I am well aware the public schools in Oregon have struggled with funding for at least fifteen years and this is a reflection of state and federal legislative challenges. It is not this Superintendent or School Board’s sole responsibility to fix a system that has failed to prioritize public school education, making Oregon’s education system weak even in a country that largely fails to recognize the needs of working families, racial and ethnic minorities and people living in poverty when it comes to schooling. We all live with a tax scheme and other incentives skewed towards corporations and a few wealthy individuals. We are truly in a system where the 1% have taken 99 of 100 available cookies and are looking at the rest of us: public schools, health care, the environment, anti-poverty programs and saying “watch out, she’s going to get your cookie!” But given all that, why would you undertake a narrow remedial measure whose only measurable effect, relative to the scope of the problem, is to tick off people who are doing their best to support the public schools?
Allow me to explain why my children are in the lottery and a little bit of our experience as a PPS family.
Our neighborhood K-5 is Sitton, although we are actually closer to James John. When we went to the kindergarten round-up at Sitton they said they had no aftercare program on site. My husband and I both worked full time in or near downtown Portland. The parent representative told us that they were trying to fundraise to get approximately $5000 for a better sign out in front of the school. At James John they had no aftercare and the kindergarten teacher was rude and dismissive about my concern that my kindergartener would be released at 2:30 and I had a full time job. Individual schools and teachers cannot fix the overall failure of this country to recognize that children in school have parents who work, but it would better to treat parents as allies instead of inconveniences.

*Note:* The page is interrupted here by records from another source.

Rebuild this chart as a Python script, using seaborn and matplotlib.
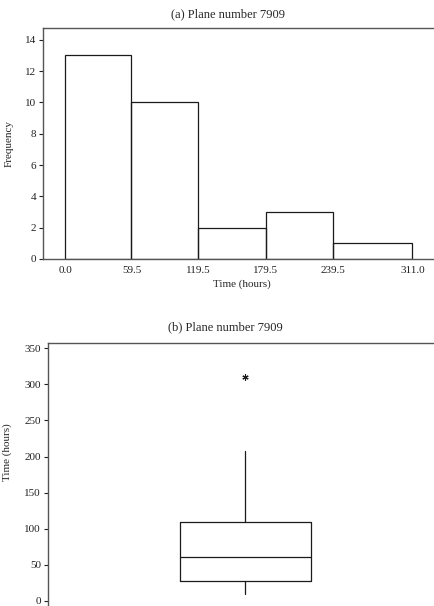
import numpy as np
import pandas as pd
import matplotlib
matplotlib.use("Agg")
import matplotlib.pyplot as plt
import seaborn as sns

# Failure times (hours) for plane number 7909
times = [90, 10, 60, 186, 61, 49, 14, 24, 56, 20, 79, 84, 44, 59, 29,
         118, 25, 156, 310, 76, 26, 44, 23, 62, 130, 208, 70, 101, 208]
bin_edges = [0.0, 59.5, 119.5, 179.5, 239.5, 311.0]
tick_labels = ["0.0", "59.5", "119.5", "179.5", "239.5", "311.0"]
freq_ticks = [0, 2, 4, 6, 8, 10, 12, 14]
time_ticks = [0, 50, 100, 150, 200, 250, 300, 350]

df = pd.DataFrame({"time": times})

sns.set_style("white")
plt.rcParams["font.family"] = ["Liberation Serif", "DejaVu Serif"]
plt.rcParams["axes.edgecolor"] = "#555555"
plt.rcParams["axes.linewidth"] = 1.0

W, H = 435, 606
fig = plt.figure(figsize=(W / 100, H / 100), dpi=100)

def box(l, t, r, b):
    return [l / W, 1 - b / H, (r - l) / W, (b - t) / H]

# ---------- (a) histogram ----------
ax1 = fig.add_axes(box(43, 28, 440, 259))
sns.histplot(data=df, x="time", bins=bin_edges, fill=False, color="#1a1a1a",
             edgecolor="#1a1a1a", linewidth=0.9, element="bars", ax=ax1)
ax1.set_xlim(-19.7, 335.7)
ax1.set_ylim(0, 14.75)
ax1.set_xticks(bin_edges)
ax1.set_xticklabels(tick_labels)
ax1.set_yticks(freq_ticks)
ax1.tick_params(axis="x", length=0, pad=5, labelsize=8, colors="#222222")
ax1.tick_params(axis="y", length=3, width=0.8, direction="out", pad=2,
                labelsize=8, colors="#222222", left=True)
ax1.set_xlabel("Time (hours)", fontsize=8, labelpad=3)
ax1.set_ylabel("Frequency", fontsize=8, labelpad=8)
fig.text(228 / W, 1 - 14 / H, "(a) Plane number 7909", ha="center",
         va="center", fontsize=9)

# ---------- (b) boxplot ----------
ax2 = fig.add_axes(box(48, 343, 435, 610))
q1, med, q3 = np.percentile(times, [25, 50, 75], method="weibull")
iqr = q3 - q1
arr = np.array(times)
inside = arr[(arr >= q1 - 1.5 * iqr) & (arr <= q3 + 1.5 * iqr)]
stats = [dict(med=med, q1=q1, q3=q3, whislo=inside.min(), whishi=inside.max(),
              fliers=arr[(arr < q1 - 1.5 * iqr) | (arr > q3 + 1.5 * iqr)])]
line = dict(color="#1a1a1a", linewidth=0.9)
ax2.bxp(stats, positions=[0], widths=0.5, showcaps=False,
        boxprops=line, whiskerprops=line, medianprops=line,
        flierprops=dict(marker=(6, 2, 0), markersize=4.5, markeredgewidth=0.8,
                        markeredgecolor="#1a1a1a", linestyle="none"))
ax2.set_xlim(-0.752, 0.725)
ax2.set_ylim(-12.5, 357.3)
ax2.set_xticks([])
ax2.set_yticks(time_ticks)
ax2.tick_params(axis="y", length=3, width=0.8, direction="out", pad=2,
                labelsize=8, colors="#222222", left=True)
ax2.set_ylabel("Time (hours)", fontsize=8)
ax2.yaxis.set_label_coords(-0.092, 0.59)
fig.text(225 / W, 1 - 327 / H, "(b) Plane number 7909", ha="center",
         va="center", fontsize=9)

fig.savefig("out.png", dpi=100)
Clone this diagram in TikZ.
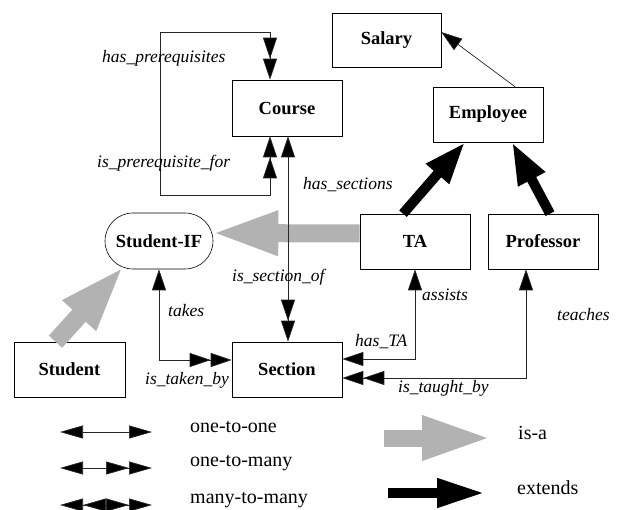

We literally and figuratively won the lottery by getting our eldest child into Buckman. We had a school with not just a robust arts program, but reliable, quality aftercare, reasonable proximity to my workplace and my husband’s and an involved parent community. What our school doesn’t have is enough of the most basic school supplies, low student teacher ratios, a PE teacher or enough money to actually sustain the program they have without raising $100,000 of money from parents every year. The fact that all parents have to show up on the first day of school (not just at Buckman, but most places) with two reams of photocopy paper that goes straight to the office tells me pretty much what I need to know about school funding. I am fortunate that I can afford #2 pencils, sanitizing wipes and crayons. Not all the parents in Buckman (or Sitton, or James John) can. But it’s money that I can’t then give to the Foundation and the PTA. Compared to raising $5000 for a sign (which PPS apparently can’t provide), the Buckman community is fortunate enough to raise money to support the staff. But every year is a constant fire drill with an exhausting round of fundraising events and the Foundation pleading for money at every assembly.
In the time that my family has been at Buckman, parents from lottery families have served as PTA officers, Foundation officers and room parents as well as basic classroom volunteers. Incidentally, basic classroom volunteer duties may include supervising “run-walk,” which is part of children’s required PE. Because there is no PE teacher, the classroom teachers take the kids outside to run laps around the school. If there aren’t enough adults between teachers, aides (a rare luxury) and parents, there’s no run-walk.
None of the above even touches on the academic quality of a PPS education. My understanding is that Sitton, James John, George Middle School and Roosevelt High School all have sundry challenges, reflected in their scores. The academic experience is a complex topic in itself and I’m aware that ratings fluctuate and don’t always reflect the learning experience of any given student. But it’s clear that the educational quality varies widely within the district, depending in part on which schools a child attends. And I even recognize that it’s not an easy solution to say “Well, if you don’t want parents fleeing any particular neighborhood school, maybe make sure the neighborhood school doesn’t make people want to flee!”
What Part of the Problem is Your "Solution" Fixing?
But I ask you to consider: what problem are you fixing by even suggesting that I should take a kindergartener to Sitton in far North Portland while simultaneously getting a 5th and 3rd grader to Buckman in near Southeast in Fall 2016? My children are fortunate to live with two parents who have reliable cars and flexible work schedules. Not every child does. Any parent in that situation who couldn’t be in two places at once would have some very tough decisions to make. Dividing families’ attention and resources between two Foundations, two PTAs, two principals and two school cultures would serve no good purpose either.
Assuming my family could manage all that, how soon would it be before the Sitton parent community would be raising more than $5000 to fill whatever enormous gaps there are from the General Fund? There’s not much relationship between moving my family and half a dozen other neighborhood families around and filling the actual needs of neighborhood schools. (Other families who are not attending Sitton or James John are sending their kids to MLC, Emerson, Chapman, The Village School, private school or Skyline, meaning some would be affected by your “fix” and some would not). There’s almost certainly no relationship between eliminating a sibling preference and the ability of the public schools to provide copy paper much less a PE teacher and a teacher student ratio of less than 28:1. There is definitely no relationship between where I send one out of three of my children and where low income families in the District can afford to live.
Intradistrict income and racial diversity problems in PPS are significant. Buckman may be atypical, but it has many families who speak English as a second language as well families who qualify for free or reduced lunch, as well as families who make generous donations to the Foundation. The Board and the Superintendent have an incredibly difficult, even insurmountable task in trying to offer all students a quality education and I thank you for your work. I realize the sibling preference isn’t the only issue before the Board, but that you could even start down this road with all the other problems facing PPS raises some serious credibility questions. When faced with the Plague, why are you buying Band-Aids?